Nepal’s Corporate Super Sixes ends with ‘Mankading’ controversy
Civil Bank bowler Nishesh KC had the responsibility to deliver the last over of the match defending 17 runs in the last 8-ball-over (6 deliveries in Group and Knock Out stage before final). He picked up two wickets in the process with equation coming down to 10 runs in two deliveries. He conceded Six in the penultimate delivery, four was required of the last ball. The bowler completed his delivery stride but before releasing the ball, he stopped, turned and ran out the non-striker batsman who had left the bowling crease by some margin. A strong appeal was made, without wasting much time or any consultation, the umpire raised the finger. ICFC lost the match by 3 runs. Civil Bank was crowned champions of Corporates in 2017.
Now the MCC rule for ‘mankading’ states: The MCC (Law 42.15) “The bowler is permitted, before entering his delivery stride, to attempt to run out the non-striker. Whether the attempt is successful or not, the ball shall not count as one of the over. If the bowler fails in an attempt to run out the non-striker, the umpire shall call and signal Dead ball as soon as possible.”
Similarly, the ICC made some adjustment to it: “The bowler is permitted, before releasing the ball and provided he has not completed his usual delivery swing, to attempt to run out the non-striker. Whether the attempt is successful or not, the ball shall not count as one of the over. if the bowler fails in an attempt to run out the non-striker, the umpire shall call and signal dead ball as soon possible.”
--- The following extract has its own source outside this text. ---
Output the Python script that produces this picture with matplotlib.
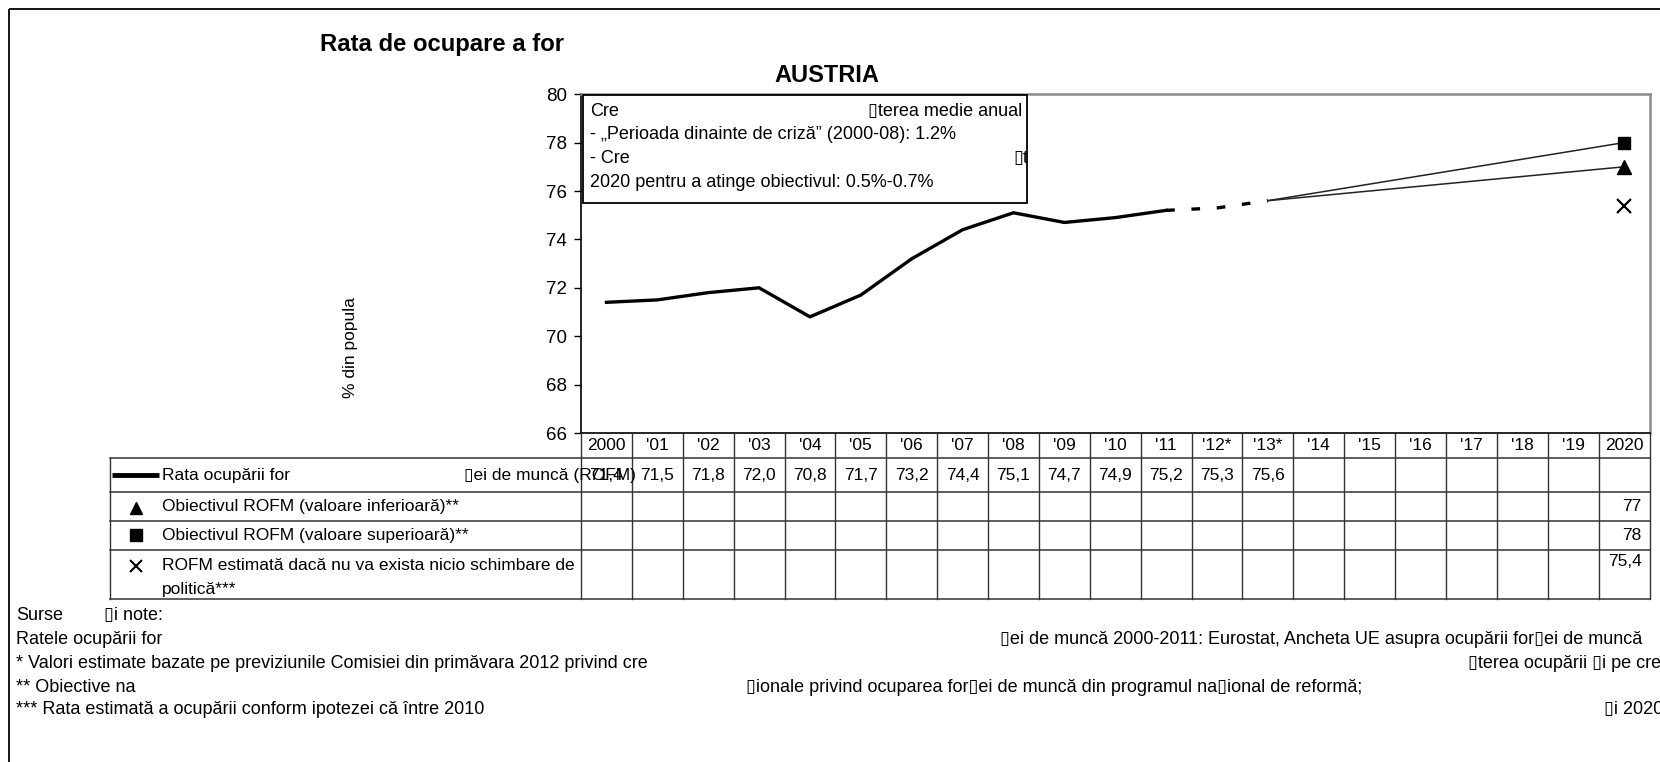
import matplotlib
matplotlib.use('Agg')
from matplotlib import pyplot as plt
from matplotlib.patches import Rectangle

plt.rcParams['font.family'] = ['Liberation Sans', 'DejaVu Sans']

# data
year_labels = ['2000', "'01", "'02", "'03", "'04", "'05", "'06", "'07", "'08",
               "'09", "'10", "'11", "'12*", "'13*", "'14", "'15", "'16",
               "'17", "'18", "'19", '2020']
rofm = [71.4, 71.5, 71.8, 72.0, 70.8, 71.7, 73.2, 74.4, 75.1, 74.7, 74.9,
        75.2, 75.3, 75.6]
n_actual = 12          # 2000-2011 observed, '12-'13 estimated
target_low = 77
target_high = 78
no_change = 75.4

W, H = 1660, 762
fs = 12.5      # table text
fs_note = 13   # notes and info box
BOX = '\u25af'


def fx(x):
    return x / W


def fy(y):
    return 1 - y / H


def num(v, fmt='{:.1f}'):
    return fmt.format(v).replace('.', ',')


fig = plt.figure(figsize=(W / 100, H / 100), dpi=100)

# chart area
x0, x1, y_top, y_bot = 581, 1649.5, 94.2, 433
ax = fig.add_axes([fx(x0), fy(y_bot), fx(x1 - x0), (y_bot - y_top) / H])
ax.set_xlim(-0.5, len(year_labels) - 0.5)
ax.set_ylim(66, 80)
ax.set_yticks(range(66, 81, 2))
ax.set_xticks([])
ax.tick_params(axis='y', direction='out', length=5, width=1, labelsize=13.5,
               pad=5)
for s in ['left', 'bottom']:
    ax.spines[s].set_color('black')
    ax.spines[s].set_linewidth(1.2)
for s in ['top', 'right']:
    ax.spines[s].set_color('#8c8c8c')
    ax.spines[s].set_linewidth(1.8)

xs = list(range(len(rofm)))
ax.plot(xs[:n_actual], rofm[:n_actual], color='black', lw=2.4,
        solid_joinstyle='miter')
ax.plot(xs[n_actual - 1:], rofm[n_actual - 1:], color='black', lw=2.4,
        dashes=(2.6, 5.0), dash_capstyle='butt')
last = len(year_labels) - 1
ax.plot([xs[-1], last], [rofm[-1], target_high], color='#222222', lw=1.1)
ax.plot([xs[-1], last], [rofm[-1], target_low], color='#222222', lw=1.1)
ax.plot([last], [target_high], marker='s', ms=9, color='black', ls='none',
        clip_on=False)
ax.plot([last], [target_low], marker='^', ms=10, color='black', ls='none',
        clip_on=False)
ax.plot([last], [no_change], marker='x', ms=10, mew=1.6, color='black',
        ls='none', clip_on=False)

# overlay for text, table, box
ov = fig.add_axes([0, 0, 1, 1])
ov.set_xlim(0, W)
ov.set_ylim(H, 0)
ov.axis('off')

ov.add_patch(Rectangle((9, 9), W + 20, H + 20, fill=False, ec='black',
                       lw=1.3, clip_on=False))

ov.text(320, 44.5, 'Rata de ocupare a for', fontsize=17.2, fontweight='bold',
        va='center', ha='left')
ov.text(827, 75, 'AUSTRIA', fontsize=17, fontweight='bold', va='center',
        ha='center')
ov.text(350, 348, '% din popula', fontsize=fs, rotation=90, va='center',
        ha='center')

# info box
box = Rectangle((583, 95), 444, 108, fc='white', ec='black', lw=1.3)
ov.add_patch(box)
box_lines = [
    (590, 111.2, 'Cre'),
    (868, 111.2, BOX + 'terea medie anual'),
    (590, 134.5, '- \u201ePerioada dinainte de criz\u0103\u201d (2000-08): 1.2%'),
    (590, 158.8, '- Cre'),
    (1013, 158.8, BOX + 't'),
    (590, 182.1, '2020 pentru a atinge obiectivul: 0.5%-0.7%'),
]
for bx, by, t in box_lines:
    tt = ov.text(bx, by, t, fontsize=fs_note, va='center', ha='left',
                 clip_on=True)
    tt.set_clip_path(box)

# table
colw = (x1 - x0) / len(year_labels)
rows = [433, 458.4, 492.3, 520.9, 549.5, 599.2]
lab_x = 110
line_c = '#333333'
for k in range(len(year_labels) + 1):
    xx = x0 + k * colw
    ov.plot([xx, xx], [rows[0], rows[-1]], color=line_c, lw=1)
ov.plot([lab_x, lab_x], [rows[1], rows[-1]], color=line_c, lw=1)
for r in rows[1:]:
    ov.plot([lab_x, x1], [r, r], color=line_c, lw=1.1)

for i, lab in enumerate(year_labels):
    ov.text(x0 + (i + 0.5) * colw, (rows[0] + rows[1]) / 2, lab, fontsize=fs,
            ha='center', va='center')

r1 = (rows[1] + rows[2]) / 2
for i, v in enumerate(rofm):
    ov.text(x0 + (i + 0.5) * colw, r1, num(v), fontsize=fs, ha='center',
            va='center')
xr = x0 + len(year_labels) * colw - 8
ov.text(xr, (rows[2] + rows[3]) / 2, num(target_low, '{:g}'), fontsize=fs,
        ha='right', va='center')
ov.text(xr, (rows[3] + rows[4]) / 2, num(target_high, '{:g}'), fontsize=fs,
        ha='right', va='center')
ov.text(xr, 562, num(no_change, '{:g}'), fontsize=fs, ha='right',
        va='center')

# row labels
ov.plot([112, 159], [r1, r1], color='black', lw=3.5, solid_capstyle='butt')
ov.text(162, r1, 'Rata ocup\u0103rii for', fontsize=fs, va='center')
ov.text(464, r1, BOX + 'ei de munc\u0103 (ROFM)', fontsize=fs, va='center')
ov.plot([135.5], [(rows[2] + rows[3]) / 2 + 1], marker='^', ms=9,
        color='black')
ov.text(162, (rows[2] + rows[3]) / 2, 'Obiectivul ROFM (valoare inferioar\u0103)**',
        fontsize=fs, va='center')
ov.plot([135.5], [(rows[3] + rows[4]) / 2], marker='s', ms=8, color='black')
ov.text(162, (rows[3] + rows[4]) / 2,
        'Obiectivul ROFM (valoare superioar\u0103)**', fontsize=fs,
        va='center')
ov.plot([135.5], [566], marker='x', ms=9, mew=1.5, color='black')
ov.text(162, 566, 'ROFM estimat\u0103 dac\u0103 nu va exista nicio schimbare de',
        fontsize=fs, va='center')
ov.text(162, 589.7, 'politic\u0103***', fontsize=fs, va='center')

# notes
notes = [
    (16, 616, 'Surse'),
    (104, 616, BOX + 'i note:'),
    (16, 639.5, 'Ratele ocup\u0103rii for'),
    (1000, 639.5, BOX + 'ei de munc\u0103 2000-2011: Eurostat, Ancheta UE '
     'asupra ocup\u0103rii for' + BOX + 'ei de munc\u0103'),
    (16, 664, '* Valori estimate bazate pe previziunile Comisiei din '
     'prim\u0103vara 2012 privind cre'),
    (1468, 664, BOX + 'terea ocup\u0103rii ' + BOX + 'i pe cre'),
    (16, 687, '** Obiective na'),
    (746, 687, BOX + 'ionale privind ocuparea for' + BOX + 'ei de munc\u0103 '
     'din programul na' + BOX + 'ional de reform\u0103;'),
    (16, 710, '*** Rata estimat\u0103 a ocup\u0103rii conform ipotezei '
     'c\u0103 \u00eentre 2010'),
    (1604, 710, BOX + 'i 2020'),
]
for nx, ny, t in notes:
    ov.text(nx, ny, t, fontsize=fs_note, va='center', ha='left')

fig.savefig('out.png', dpi=100, facecolor='white')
In both cases, it is clearly stated that “before releasing the ball and provided he has not completed his usual delivery swing or before entering the delivery stride, to attempt to run out the non-striker.”
Here, the Civil Bank bowler, Nishesh KC completed his usual delivery swing. Also, neither he attempted to dismiss the non-striker before entering his delivery stride. The bowler completed his full bowling action before pulling out from releasing the ball and dislodged the non-striker end’s bails. His arm completed a full swing. That is where the officials got it wrong.
However, either way, the batsman shouldn’t have left the crease whatsoever, after all, there was no chance of completing even a couple of runs by running between the wickets in a small boundary of 45 meters at max and, yes, it is an unfair benefit to the batsman.
The umpiring and officiating standards in Nepal forever have been an open ground for debate in most tournaments. The murmurs of small but crucial incidents of ill-timed decisions for boundary and other incidents throughout the tournament hadn’t done any good for the reputation of the Super Sixes. The one which included the Sunbi Design and NIC Bank was another bad episode for integrity of the event. Sunbi Design had to withdraw from the tournament due to some technical reasons despite being unbeaten and clear favorites to win the corporate championship during group stages. In this particular incident, the unclear understanding of both, MCC or ICC, whichever the officials based their decisions on has been questioning.